My first take was that “the Russian side” had set BP up from the very beginning. AAR, Sechin and Putin had agreed to squeeze BP’s share of the deal down to a quarter, leaving one half for Rosneft and  one quarter for the three billionaires. Maybe one quarter would be enough for a BP teetering in its recovery from its Gulf  oil spill disaster.

I was wrong. It appears there is no “Russian side.” The deal is dead. Sechin is mad  at the three billionaires and is threatening them. Rosneft has to find another partner, but what major oil company would get involved in such a mess now? BP is not out of the woods. Rosneft could sue it for damages resulting from the failed deal. This is clearly a deal gone bad for all parties.
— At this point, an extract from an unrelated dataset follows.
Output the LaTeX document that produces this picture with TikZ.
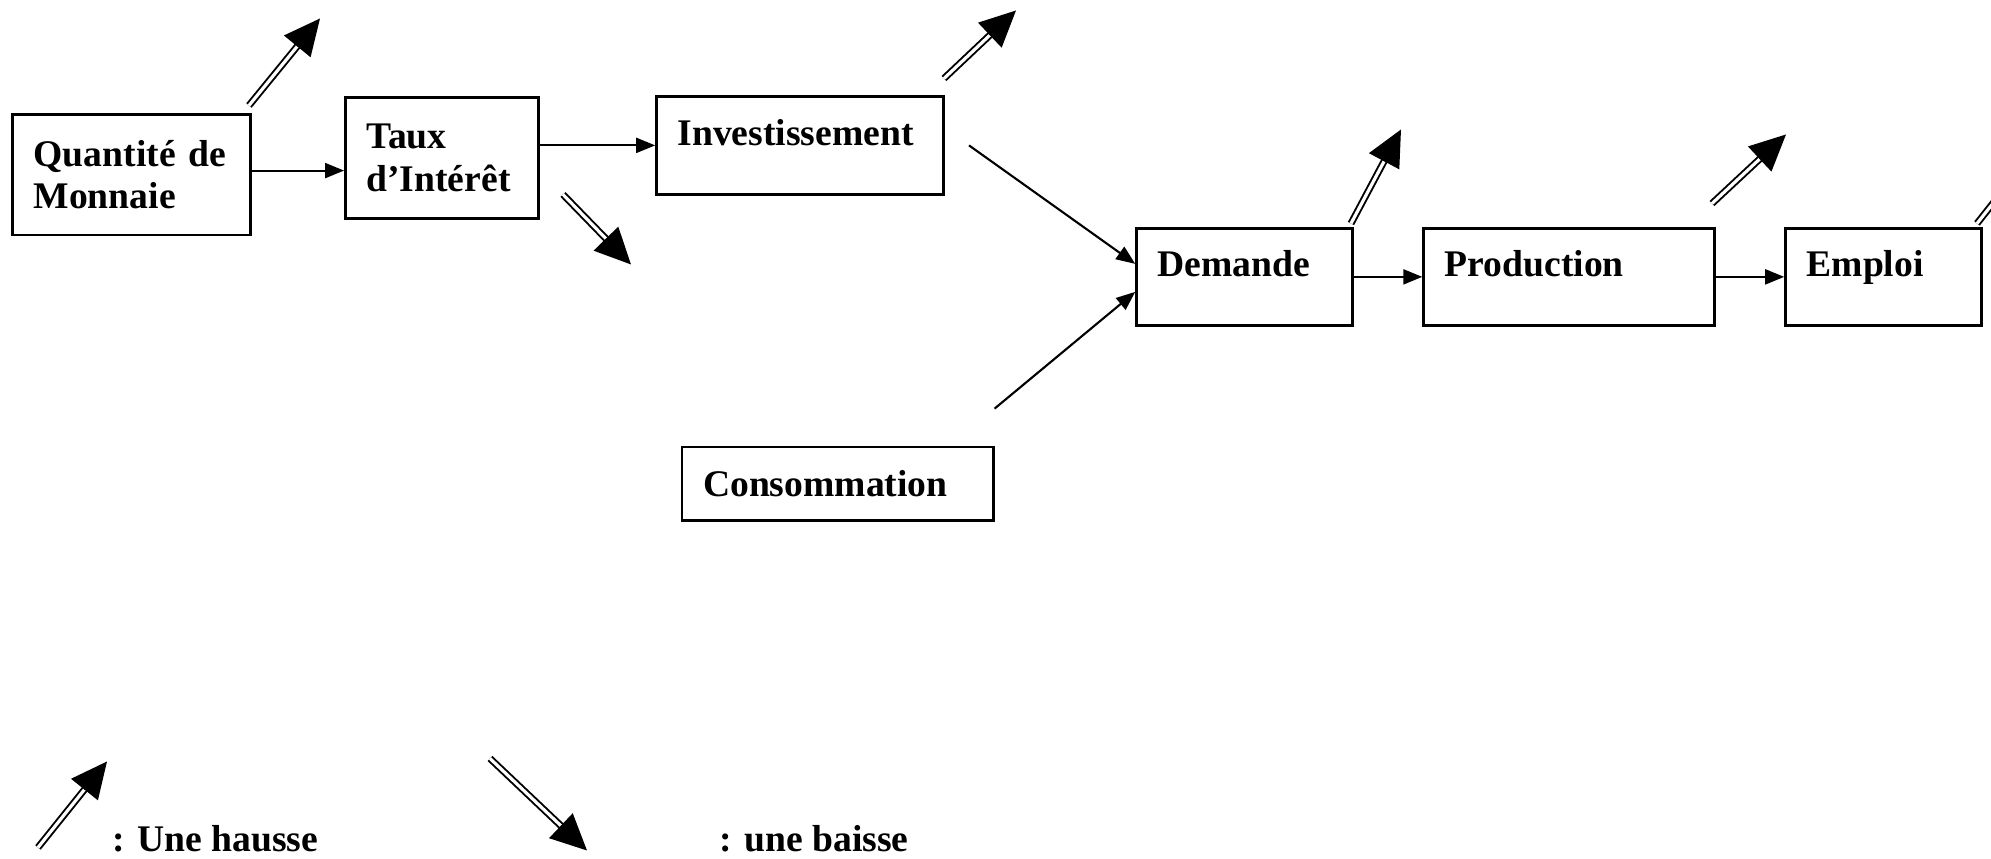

There are no winners – only losers.

BP’s saga gives us insights into how Putin’s Russia is run. Instead of  well-defined hierarchical relationships, the Russian system of governance is  comprised of swirling forces, competing against each other. Equilibrium is never reached. There are never any final victories over competitors. According to this interpretation, Russia is far from a “KGB state” of former KGB officials and allied oligarchs, who obey the “Master” Putin. Putin is the most important player, but one of many.

Saturday, April 9, 2011

BP’s Travails Continue: Is Something Big Going On In Russia? (The NYT and BP Still Do Not Get It?)

The NYT’s “Misreading the Enigma” gets one thing right: BP has lacked “geopolitical acumen” in its Russian dealings. BP’s proposed share swap with Rossneft (the State oil giant) is on permanent hold. The Stockholm arbitration court says BP may have violated its shareholder agreement with its billionaire AAR partners in their private BP-TNK Russian oil venture.

It now turns out (according to confidential NYT sources within BP) that BP had disclosed the potential conflict to the Kremlin but thought that the Kremlin “would resolve any difficulties with the local shareholders” because the BP deal coincided with the Russian national interest. BP failed to understand that in the Russian KGB state, no one (including Putin) really cares about the “national interest.” The confidential BP source went on to state the obvious: “It hasn’t happened yet. It has to happen now.”

It also turns out that the presumed patron of the deal, Putin, was aware of the conflict and remarked at the signing that the AAR partners were “litigious.” Putin now claims he was “completely in the dark.” BP “didn’t say a word about this.”

Here is the proper interpretation of what is going on: When BP struck its deal in January, the Russian treasury was empty. It needed investment in arctic oil, and the world price of oil was low. Russia needed BP. BP, thinking Putting was on their side, assumed that Putin would “pull a Khodorkovsky” on the AAR billionaires. If they want to kick up a fuss against the deal, Putin had a steel cage ready for them in a Moscow courtroom, BP thought.

Putin did not put the squeeze on the AAR billionaires for any of a number of reasons: First, AAR had already bought him off to help them in their plan to get half of BP’s half of the Rossneft deal. (Putin might need a few billion more for his portfolio). Second, Putin can take on a single Oligarch (such as Khodorkovsky), but can’t take on three at once. If this is the reason, Putin is less powerful than we think. Third, Putin fears he faces a real challenge from Medvedev in the 2012 presidential election and needs the AAR billionaires and their media empires on his side.

Whatever the interpretation, things do not look good for BP, which is now looking for a “reasonable commercial solution.” That solution is the one I have been predicting for quite a while: AAR gets one quarter of the Rossneft drilling venture, “Russia” get a half, and BP is reduced from a half to a quarter.

Such is the price of misreading the geopolitical tea leaves.